“Preserve your memories, keep them well, what you forget, you can never retell,” wrote American novelist and poet Louisa May Alcott. And, be it far from me to say otherwise, she was absolutely right. An ancient city must always have something ancient to look back on. We must always have our roots to stand on, or else we might not be able to stand any longer. We must always have our gardens to wander in before we find ourselves completely lost in a city of ruins.
Unfortunately, Lahore until very recently seemed to boldly reject the wise words of Alcott. It is not often that the Lahoris get to feel like they live in the historical heart of Pakistan. It was only in 2017 that guided tours of historical sites were started in the city. Eventually, tourists flocked to these ancient structures after years of living near them but never really getting to experience them. Mesmerized by this newfound connection to their old city, 75,000 tourists are reported to have visited the Royal Trail in 2018 and almost 4500,000 visited the Lahore Fort. The year ended with the introduction of night tours — again, for the first time for the city — and almost 4,700 tourists made their way in.
With this recent peak in interest in tourism came the interest in maintaining, restoring and conserving the historical sites. Just last week, 150 lac cubic metres of wild plantation and debris were removed as part of the process of excavation in an attempt to conserve the Lahore Fort. As an unexpected consequence, two underground tunnels together with a British arsenal were discovered.
While all these figures and reports seem positive and encouraging, they are also disappointing in some way. For instance, the newfound basements, equipment, and tunnels under the Lahore Fort signal at the unexplored (read neglected) past of what is one of the most historical cities of the region. Why did it take us this long to discover that there is so much more to our history and heritage?

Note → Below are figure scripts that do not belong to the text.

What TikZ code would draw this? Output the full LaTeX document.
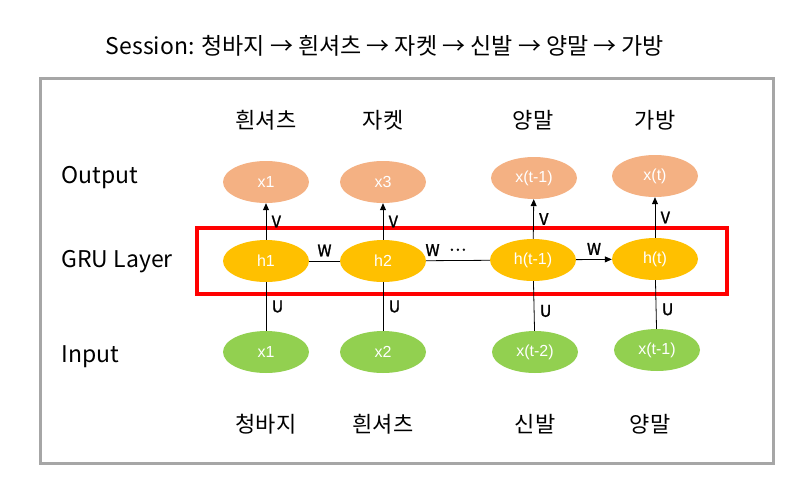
\documentclass[tikz,border=0pt]{standalone}
\usepackage{fontspec}
\setmainfont{Noto Sans CJK KR}
\newfontfamily\cellfont{Liberation Sans}
\newfontfamily\markfont{Noto Sans CJK KR}[FakeBold=1.5]
\usetikzlibrary{shapes.geometric,arrows.meta,positioning}
\definecolor{outcol}{HTML}{F4B183}
\definecolor{grucol}{HTML}{FFC000}
\definecolor{incol}{HTML}{92D050}
\definecolor{boxgray}{HTML}{A6A6A6}
\begin{document}
\begin{tikzpicture}[x=1pt,y=-1pt,
 cell/.style={ellipse,draw=none,minimum width=86pt,minimum height=42pt,inner sep=0pt,text=white,font=\cellfont\fontsize{16}{16}\selectfont},
 outcell/.style={cell,fill=outcol},
 grucell/.style={cell,fill=grucol},
 incell/.style={cell,fill=incol},
 rowlabel/.style={anchor=west,font=\fontsize{23}{23}\selectfont},
 item/.style={font=\fontsize{22}{22}\selectfont},
 wlabel/.style={font=\markfont\fontsize{16}{16}\selectfont},
 link/.style={draw=black,line width=0.8pt},
 arr/.style={link,-{Triangle[length=7pt,width=6pt]}}]
 \useasboundingbox (0,0) rectangle (807,493);
 % title and frame
 \node (title) at (385,46) {\fontsize{23}{23}\selectfont Session: 청바지 → 흰셔츠 → 자켓 → 신발 → 양말 → 가방};
 \draw [boxgray,line width=3pt](40,78) rectangle (773,463);
 \draw [red,line width=3.5pt](197,228) rectangle (727,294);
 % row labels
 \node [rowlabel] (lout) at (58,178) {Output};
 \node [rowlabel] (lgru) at (58,262) {GRU Layer};
 \node [rowlabel] (lin) at (58,357) {Input};
 % output row
 \node [item] (t1) at (266,120) {흰셔츠};
 \node [item] (t2) at (383,120) {자켓};
 \node [item] (t3) at (533,120) {양말};
 \node [item] (t4) at (655,120) {가방};
 \node [outcell] (o1) at (266,182) {x1};
 \node [outcell] (o2) at (383,182) {x3};
 \node [outcell] (o3) at (534,178) {x(t-1)};
 \node [outcell] (o4) at (655,176) {x(t)};
 % GRU row
 \node [grucell] (h1) at (266,261) {h1};
 \node [grucell] (h2) at (383,261) {h2};
 \node [grucell] (h3) at (533,260) {h(t-1)};
 \node [grucell] (h4) at (655,259) {h(t)};
 % input row
 \node [incell] (i1) at (266,352) {x1};
 \node [incell] (i2) at (383,352) {x2};
 \node [incell] (i3) at (535,352) {x(t-2)};
 \node [incell] (i4) at (657,350) {x(t-1)};
 \node [item] (b1) at (266,424) {청바지};
 \node [item] (b2) at (383,424) {흰셔츠};
 \node [item] (b3) at (535,424) {신발};
 \node [item] (b4) at (650,424) {양말};
 % connectors
 \draw [arr](h1) -- (o1) node [wlabel,pos=0.5,right=2pt] {V};
 \draw [arr](h2) -- (o2) node [wlabel,pos=0.5,right=2pt] {V};
 \draw [arr](h3) -- (o3) node [wlabel,pos=0.5,right=2pt] {V};
 \draw [arr](h4) -- (o4) node [wlabel,pos=0.5,right=2pt] {V};
 \draw [link](i1) -- (h1) node [wlabel,pos=0.5,right=2pt] {U};
 \draw [link](i2) -- (h2) node [wlabel,pos=0.5,right=2pt] {U};
 \draw [link](i3) -- (h3) node [wlabel,pos=0.4,right=2pt] {U};
 \draw [link](i4) -- (h4) node [wlabel,pos=0.4,right=2pt] {U};
 \draw [link](h1) -- (h2) node [wlabel,midway,above=1pt] {W};
 \draw [link](h2) -- (h3) node [wlabel,pos=0.1,above=1pt] (w2) {W};
 \node [wlabel,right=4pt of w2,yshift=-2pt,inner sep=0pt] (dots) {·\kern-3pt·\kern-3pt·};
 \draw [arr](h3) -- (h4) node [wlabel,midway,above=1pt] {W};
\end{tikzpicture}
\end{document}
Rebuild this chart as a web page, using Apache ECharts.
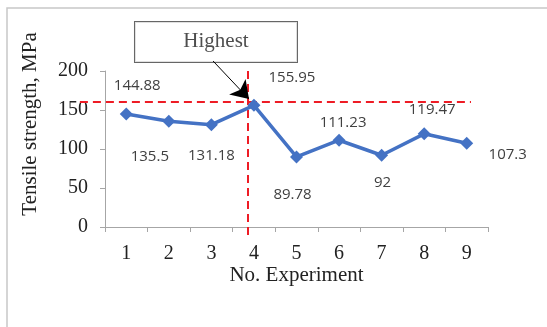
<!DOCTYPE html>
<html>
<head>
<meta charset="utf-8">
<script src="https://cdn.jsdelivr.net/npm/echarts@6/dist/echarts.min.js"></script>
<style>html,body{margin:0;padding:0;background:#fff}#c{width:547px;height:327px}</style>
</head>
<body>
<div id="c"></div>
<script>
var categories = ['1','2','3','4','5','6','7','8','9'];
var tensile = [144.88, 135.5, 131.18, 155.95, 89.78, 111.23, 92, 119.47, 107.3];
var labelOffsets = [[11,-28],[-19,35],[0,31],[38,-28],[-4,38],[4,-18],[1,27],[8,-24],[41,11]];
var yTicks = {min: 0, max: 200, interval: 50};
var refVertical = [[3.86, 200], [3.86, -16.7]];
var refHorizontal = [[-0.09, 160.3], [9.1, 160.3]];
var calloutText = 'Highest';
var calloutPos = [3.108, 237.2];
var arrowLine = [[3.04, 212.8], [3.884, 164]];

var serif = '"Liberation Serif","Times New Roman",serif';
var sans = '"Open Sans",sans-serif';

var chart = echarts.init(document.getElementById('c'), null, {renderer: 'canvas'});
chart.setOption({
  animation: false,
  backgroundColor: '#fff',
  graphic: [{
    type: 'rect', shape: {x: 7, y: 8, width: 700, height: 500},
    style: {fill: 'none', stroke: '#c8c8c8', lineWidth: 1.5}, silent: true, z: -1
  }],
  grid: {left: 105, top: 71, width: 383, height: 156},
  xAxis: [{
    type: 'category', data: categories, boundaryGap: true,
    axisLine: {lineStyle: {color: '#a6a6a6', width: 1}},
    axisTick: {show: true, length: 5, alignWithLabel: false, lineStyle: {color: '#a6a6a6'}},
    axisLabel: {fontFamily: serif, fontSize: 20, color: '#222', margin: 17},
    name: 'No. Experiment', nameLocation: 'middle', nameGap: 38,
    nameTextStyle: {fontFamily: serif, fontSize: 21, color: '#222'}
  }, {
    type: 'value', min: 0.5, max: 9.5, show: false
  }],
  yAxis: {
    type: 'value', min: yTicks.min, max: yTicks.max, interval: yTicks.interval,
    axisLine: {show: true, lineStyle: {color: '#a6a6a6', width: 1}},
    axisTick: {show: true, length: 5, lineStyle: {color: '#a6a6a6'}},
    splitLine: {show: false},
    axisLabel: {fontFamily: serif, fontSize: 20, color: '#222', margin: 17},
    name: 'Tensile strength, MPa', nameLocation: 'middle', nameGap: 64,
    nameTextStyle: {fontFamily: serif, fontSize: 21, color: '#222', padding: [0, 0, 0, 50]}
  },
  series: [{
    type: 'line', data: tensile, xAxisIndex: 0,
    symbol: 'diamond', symbolSize: 13,
    lineStyle: {color: '#4472c4', width: 3.5},
    itemStyle: {color: '#4472c4'},
    label: {show: true, position: 'inside', fontFamily: sans, fontSize: 15, color: '#404040',
      formatter: function (p) { return String(p.value); }},
    labelLayout: function (p) {
      var o = labelOffsets[p.dataIndex];
      return {x: p.rect.x + p.rect.width / 2 + o[0], y: p.rect.y + p.rect.height / 2 + o[1], align: 'center', verticalAlign: 'middle'};
    },
    z: 5
  }, {
    type: 'lines', coordinateSystem: 'cartesian2d', xAxisIndex: 1, clip: false, silent: true,
    polyline: false, symbol: ['none', 'none'],
    lineStyle: {color: '#ee1c25', type: [8, 5], width: 2, opacity: 1},
    data: [{coords: refVertical}, {coords: refHorizontal}],
    z: 4
  }, {
    type: 'lines', coordinateSystem: 'cartesian2d', xAxisIndex: 1, clip: false, silent: true,
    symbol: ['none', 'arrow'], symbolSize: [13, 17],
    lineStyle: {color: '#000', type: 'solid', width: 1, opacity: 1},
    data: [{coords: arrowLine}],
    z: 6
  }, {
    type: 'scatter', xAxisIndex: 1, clip: false, silent: true,
    data: [calloutPos], symbolSize: 0,
    label: {show: true, position: 'inside', formatter: calloutText,
      fontFamily: serif, fontSize: 21, color: '#222',
      backgroundColor: '#fff', borderColor: '#404040', borderWidth: 1,
      width: 162, height: 35, lineHeight: 35, align: 'center', verticalAlign: 'middle', padding: [5, 0, 0, 0]},
    z: 3
  }]
});
</script>
</body>
</html>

Tania Qureshi, Deputy Director of the Walled City of Lahore Authority (WCLA), offers an explanation: “We started in April 2012 when the authority was established. The Shahi Hamams came under our wings in 2014. We took over the Shahi Qila (aka Lahore Fort) in 2015. The process of the conservation of the Musaman Gate began in 2017. Before this, major parts of the fort had been lying in neglect and were labelled as no-go areas.”
Qureshi claims that the WCLA’s work is more like “damage control. They had to swoop in and plaster a crumbling old city. So much damage is already done to the ancient jewels of Lahore.”
She believes that the task of preserving the city should have been started decades ago.
Before the WCLA was set up in 2012, the Archeological Department of Punjab was responsible for preserving heritage cities of the old city. But, as Qureshi puts it, major parts of the fort were ignored and no one could touch them. The said department did not make any important efforts to maintain or promote tourism in the old city. This, according to her, was due to “a lack of will and vision for the work, and motivated leaders.”
Today, the department is responsible for heritage sites around Lahore that include the Baradari of Kamran Mirza and Buddhu Ka Aawa. Again, most of these structures are unheard-of and exist in an unfortunate state. The Baradari of Kamran Mirza is distinguished by the filthy stream of contaminants and toxicants that flow alongside it, while Buddhu ka Aawa is surrounded by motor workshops that encroach on it and threaten to topple down the structure. Besides, many other magnificent remnants of Lahore’s past are endangered because the authorities do not care. The concerned authorities must find the “will” and “vision” as well as “motivated leaders” soon enough, if they mean to preserve the relics our historical past.